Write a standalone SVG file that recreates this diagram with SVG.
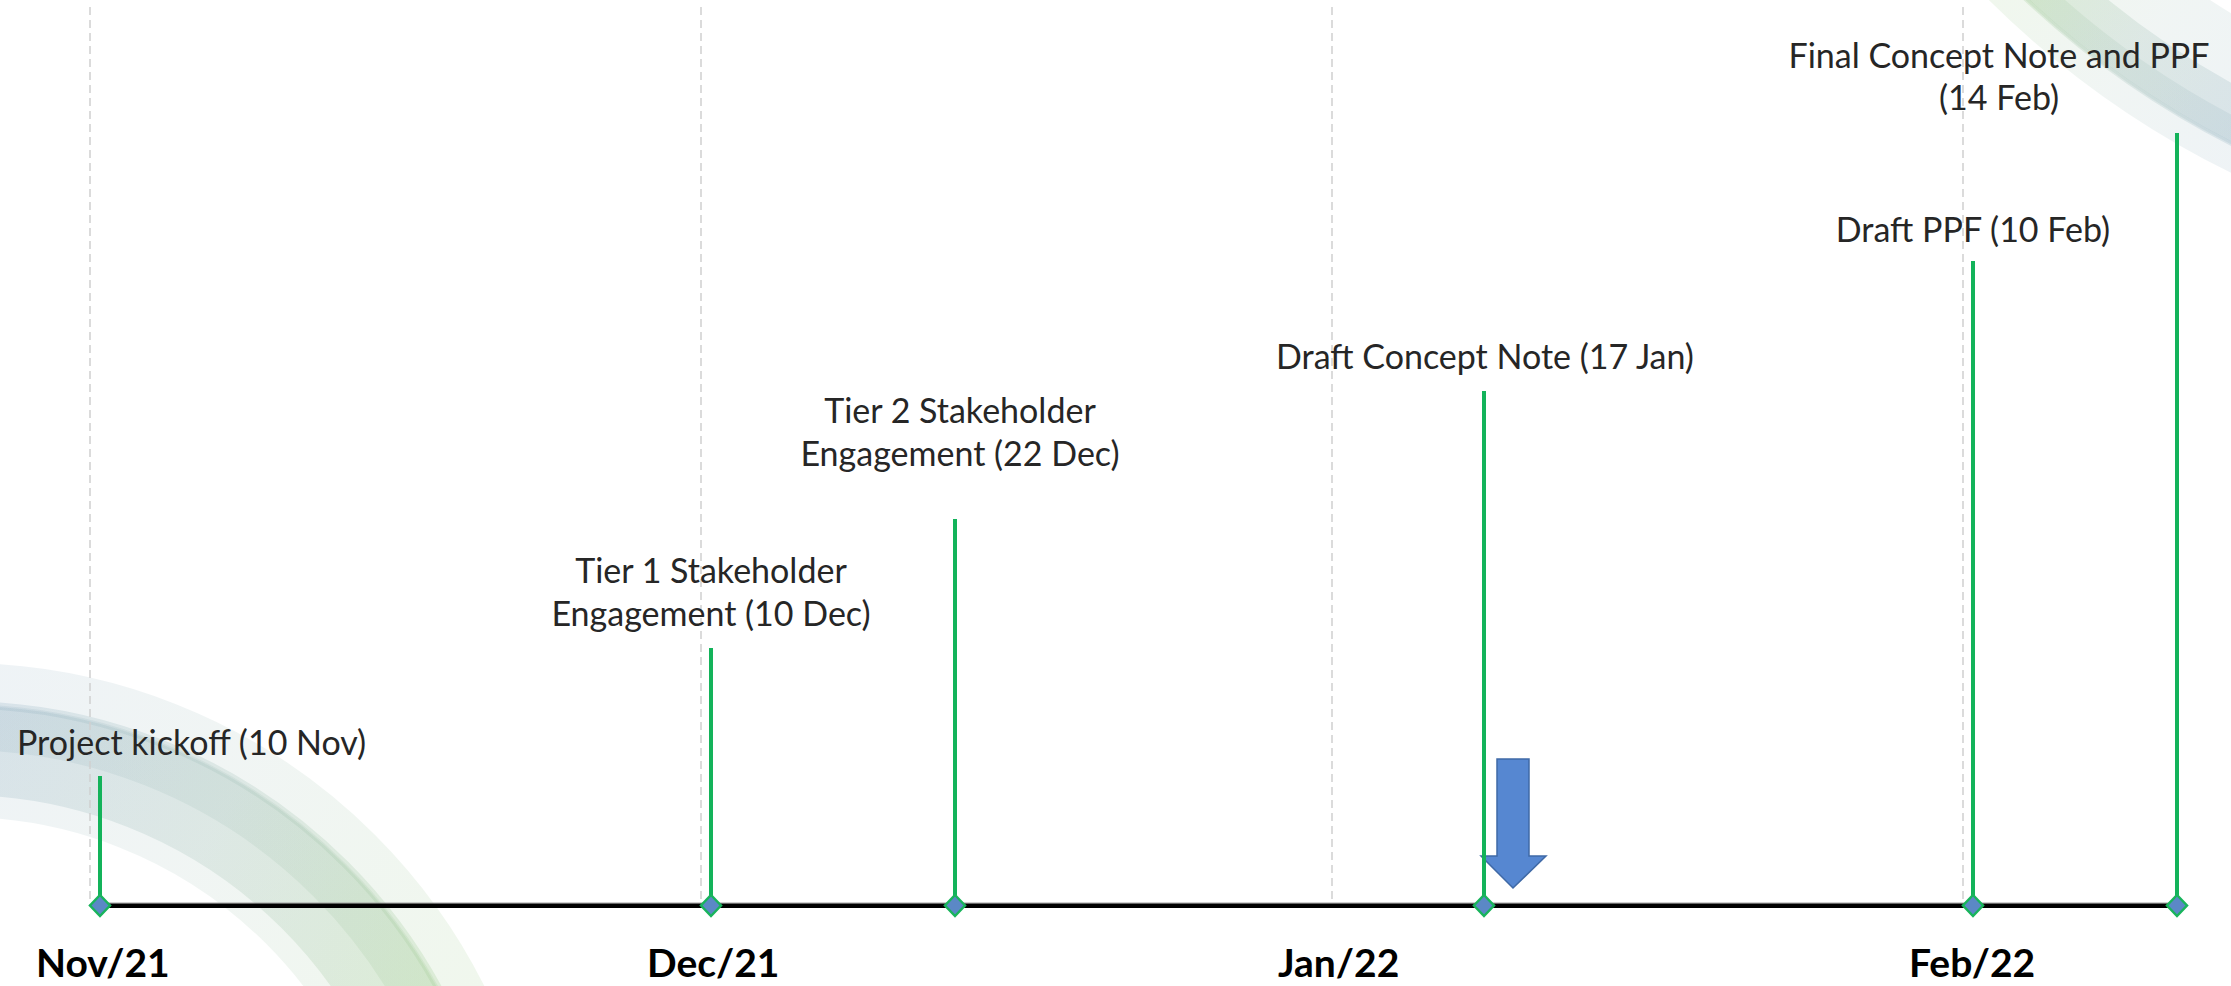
<svg xmlns="http://www.w3.org/2000/svg" width="2231" height="986" viewBox="0 0 2231 986">
  <defs>
    <linearGradient id="gBL" gradientUnits="userSpaceOnUse" x1="0" y1="700" x2="470" y2="986">
      <stop offset="0" stop-color="#7fa3b8"/>
      <stop offset="0.45" stop-color="#8fb3a8"/>
      <stop offset="1" stop-color="#8cc276"/>
    </linearGradient>
    <linearGradient id="gTR" gradientUnits="userSpaceOnUse" x1="1990" y1="0" x2="2231" y2="170">
      <stop offset="0" stop-color="#8cc276"/>
      <stop offset="0.5" stop-color="#8fb3a8"/>
      <stop offset="1" stop-color="#7fa3b8"/>
    </linearGradient>
    <style>
      .lbl { font-family: Lato, "Liberation Sans", sans-serif; font-size: 34px; fill: #262626; }
      .mon { font-family: Lato, "Liberation Sans", sans-serif; font-size: 39px; font-weight: bold; fill: #000000; }
      .grid { stroke: #cfcfcf; stroke-width: 1.5; stroke-dasharray: 8 5; fill: none; }
      .stem { stroke: #13b35a; stroke-width: 4; fill: none; }
      .dia { fill: #5b88c6; stroke: #19b45c; stroke-width: 2.5; }
      .swbl { fill: none; stroke: url(#gBL); }
      .swtr { fill: none; stroke: url(#gTR); }
    </style>
  </defs>
  <rect x="0" y="0" width="2231" height="986" fill="#ffffff"/>

  <g id="background-swooshes">
    <circle class="swbl" cx="-40" cy="1250" r="510" stroke-width="154" opacity="0.13"/>
    <circle class="swbl" cx="-40" cy="1250" r="502" stroke-width="94" opacity="0.2"/>
    <circle class="swbl" cx="-40" cy="1250" r="523" stroke-width="46" opacity="0.15"/>
    <circle class="swbl" cx="-40" cy="1250" r="543" stroke-width="3" opacity="0.18"/>
    <circle class="swtr" cx="2643" cy="-661" r="860" stroke-width="140" opacity="0.13"/>
    <circle class="swtr" cx="2643" cy="-661" r="878" stroke-width="56" opacity="0.2"/>
    <circle class="swtr" cx="2643" cy="-661" r="890" stroke-width="24" opacity="0.15"/>
    <circle class="swtr" cx="2643" cy="-661" r="903" stroke-width="3" opacity="0.18"/>
  </g>

  <g id="gridlines">
    <line class="grid" x1="90" y1="7" x2="90" y2="905"/>
    <line class="grid" x1="701" y1="7" x2="701" y2="905"/>
    <line class="grid" x1="1332" y1="7" x2="1332" y2="905"/>
    <line class="grid" x1="1963" y1="7" x2="1963" y2="905"/>
  </g>

  <g id="arrow-marker">
    <polygon points="1497,759 1529,759 1529,856 1546,856 1513,888 1481,856 1497,856" fill="#5687d1" stroke="#3f69a6" stroke-width="1.5"/>
  </g>

  <g id="connectors">
    <line x1="100" y1="903" x2="2177" y2="903" stroke="#a0a0a0" stroke-width="1"/>
    <line x1="100" y1="905.8" x2="2177" y2="905.8" stroke="#000000" stroke-width="4.5"/>
    <line class="stem" x1="100" y1="776" x2="100" y2="905"/>
    <line class="stem" x1="711" y1="648" x2="711" y2="905"/>
    <line class="stem" x1="955" y1="519" x2="955" y2="905"/>
    <line class="stem" x1="1484" y1="391" x2="1484" y2="905"/>
    <line class="stem" x1="1973" y1="261" x2="1973" y2="905"/>
    <line class="stem" x1="2177" y1="133" x2="2177" y2="905"/>
  </g>

  <g id="m-kickoff">
    <polygon class="dia" points="100,895 110,905.5 100,916 90,905.5"/>
    <text class="lbl" x="17" y="755">Project kickoff (10 Nov)</text>
  </g>
  <g id="m-tier1">
    <polygon class="dia" points="711,895 721,905.5 711,916 701,905.5"/>
    <text class="lbl" text-anchor="middle"><tspan x="711" y="583">Tier 1 Stakeholder</tspan><tspan x="711" y="626">Engagement (10 Dec)</tspan></text>
  </g>
  <g id="m-tier2">
    <polygon class="dia" points="955,895 965,905.5 955,916 945,905.5"/>
    <text class="lbl" text-anchor="middle"><tspan x="960" y="423">Tier 2 Stakeholder</tspan><tspan x="960" y="466">Engagement (22 Dec)</tspan></text>
  </g>
  <g id="m-draft-cn">
    <polygon class="dia" points="1484,895 1494,905.5 1484,916 1474,905.5"/>
    <text class="lbl" x="1485" y="369" text-anchor="middle">Draft Concept Note (17 Jan)</text>
  </g>
  <g id="m-draft-ppf">
    <polygon class="dia" points="1973,895 1983,905.5 1973,916 1963,905.5"/>
    <text class="lbl" x="1973" y="242" text-anchor="middle">Draft PPF (10 Feb)</text>
  </g>
  <g id="m-final">
    <polygon class="dia" points="2177,895 2187,905.5 2177,916 2167,905.5"/>
    <text class="lbl" text-anchor="middle"><tspan x="1999" y="68">Final Concept Note and PPF</tspan><tspan x="1999" y="110">(14 Feb)</tspan></text>
  </g>

  <g id="month-nov"><text class="mon" x="36" y="977">Nov/21</text></g>
  <g id="month-dec"><text class="mon" x="647" y="977">Dec/21</text></g>
  <g id="month-jan"><text class="mon" x="1278" y="977">Jan/22</text></g>
  <g id="month-feb"><text class="mon" x="1909" y="977">Feb/22</text></g>
</svg>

EXERCISE - Restate the data above word for word. Skip every picture.

RIGHT ANSWER -
Write a standalone SVG file that recreates this diagram with SVG.
<svg xmlns="http://www.w3.org/2000/svg" width="2231" height="986" viewBox="0 0 2231 986">
  <defs>
    <linearGradient id="gBL" gradientUnits="userSpaceOnUse" x1="0" y1="700" x2="470" y2="986">
      <stop offset="0" stop-color="#7fa3b8"/>
      <stop offset="0.45" stop-color="#8fb3a8"/>
      <stop offset="1" stop-color="#8cc276"/>
    </linearGradient>
    <linearGradient id="gTR" gradientUnits="userSpaceOnUse" x1="1990" y1="0" x2="2231" y2="170">
      <stop offset="0" stop-color="#8cc276"/>
      <stop offset="0.5" stop-color="#8fb3a8"/>
      <stop offset="1" stop-color="#7fa3b8"/>
    </linearGradient>
    <style>
      .lbl { font-family: Lato, "Liberation Sans", sans-serif; font-size: 34px; fill: #262626; }
      .mon { font-family: Lato, "Liberation Sans", sans-serif; font-size: 39px; font-weight: bold; fill: #000000; }
      .grid { stroke: #cfcfcf; stroke-width: 1.5; stroke-dasharray: 8 5; fill: none; }
      .stem { stroke: #13b35a; stroke-width: 4; fill: none; }
      .dia { fill: #5b88c6; stroke: #19b45c; stroke-width: 2.5; }
      .swbl { fill: none; stroke: url(#gBL); }
      .swtr { fill: none; stroke: url(#gTR); }
    </style>
  </defs>
  <rect x="0" y="0" width="2231" height="986" fill="#ffffff"/>

  <g id="background-swooshes">
    <circle class="swbl" cx="-40" cy="1250" r="510" stroke-width="154" opacity="0.13"/>
    <circle class="swbl" cx="-40" cy="1250" r="502" stroke-width="94" opacity="0.2"/>
    <circle class="swbl" cx="-40" cy="1250" r="523" stroke-width="46" opacity="0.15"/>
    <circle class="swbl" cx="-40" cy="1250" r="543" stroke-width="3" opacity="0.18"/>
    <circle class="swtr" cx="2643" cy="-661" r="860" stroke-width="140" opacity="0.13"/>
    <circle class="swtr" cx="2643" cy="-661" r="878" stroke-width="56" opacity="0.2"/>
    <circle class="swtr" cx="2643" cy="-661" r="890" stroke-width="24" opacity="0.15"/>
    <circle class="swtr" cx="2643" cy="-661" r="903" stroke-width="3" opacity="0.18"/>
  </g>

  <g id="gridlines">
    <line class="grid" x1="90" y1="7" x2="90" y2="905"/>
    <line class="grid" x1="701" y1="7" x2="701" y2="905"/>
    <line class="grid" x1="1332" y1="7" x2="1332" y2="905"/>
    <line class="grid" x1="1963" y1="7" x2="1963" y2="905"/>
  </g>

  <g id="arrow-marker">
    <polygon points="1497,759 1529,759 1529,856 1546,856 1513,888 1481,856 1497,856" fill="#5687d1" stroke="#3f69a6" stroke-width="1.5"/>
  </g>

  <g id="connectors">
    <line x1="100" y1="903" x2="2177" y2="903" stroke="#a0a0a0" stroke-width="1"/>
    <line x1="100" y1="905.8" x2="2177" y2="905.8" stroke="#000000" stroke-width="4.5"/>
    <line class="stem" x1="100" y1="776" x2="100" y2="905"/>
    <line class="stem" x1="711" y1="648" x2="711" y2="905"/>
    <line class="stem" x1="955" y1="519" x2="955" y2="905"/>
    <line class="stem" x1="1484" y1="391" x2="1484" y2="905"/>
    <line class="stem" x1="1973" y1="261" x2="1973" y2="905"/>
    <line class="stem" x1="2177" y1="133" x2="2177" y2="905"/>
  </g>

  <g id="m-kickoff">
    <polygon class="dia" points="100,895 110,905.5 100,916 90,905.5"/>
    <text class="lbl" x="17" y="755">Project kickoff (10 Nov)</text>
  </g>
  <g id="m-tier1">
    <polygon class="dia" points="711,895 721,905.5 711,916 701,905.5"/>
    <text class="lbl" text-anchor="middle"><tspan x="711" y="583">Tier 1 Stakeholder</tspan><tspan x="711" y="626">Engagement (10 Dec)</tspan></text>
  </g>
  <g id="m-tier2">
    <polygon class="dia" points="955,895 965,905.5 955,916 945,905.5"/>
    <text class="lbl" text-anchor="middle"><tspan x="960" y="423">Tier 2 Stakeholder</tspan><tspan x="960" y="466">Engagement (22 Dec)</tspan></text>
  </g>
  <g id="m-draft-cn">
    <polygon class="dia" points="1484,895 1494,905.5 1484,916 1474,905.5"/>
    <text class="lbl" x="1485" y="369" text-anchor="middle">Draft Concept Note (17 Jan)</text>
  </g>
  <g id="m-draft-ppf">
    <polygon class="dia" points="1973,895 1983,905.5 1973,916 1963,905.5"/>
    <text class="lbl" x="1973" y="242" text-anchor="middle">Draft PPF (10 Feb)</text>
  </g>
  <g id="m-final">
    <polygon class="dia" points="2177,895 2187,905.5 2177,916 2167,905.5"/>
    <text class="lbl" text-anchor="middle"><tspan x="1999" y="68">Final Concept Note and PPF</tspan><tspan x="1999" y="110">(14 Feb)</tspan></text>
  </g>

  <g id="month-nov"><text class="mon" x="36" y="977">Nov/21</text></g>
  <g id="month-dec"><text class="mon" x="647" y="977">Dec/21</text></g>
  <g id="month-jan"><text class="mon" x="1278" y="977">Jan/22</text></g>
  <g id="month-feb"><text class="mon" x="1909" y="977">Feb/22</text></g>
</svg>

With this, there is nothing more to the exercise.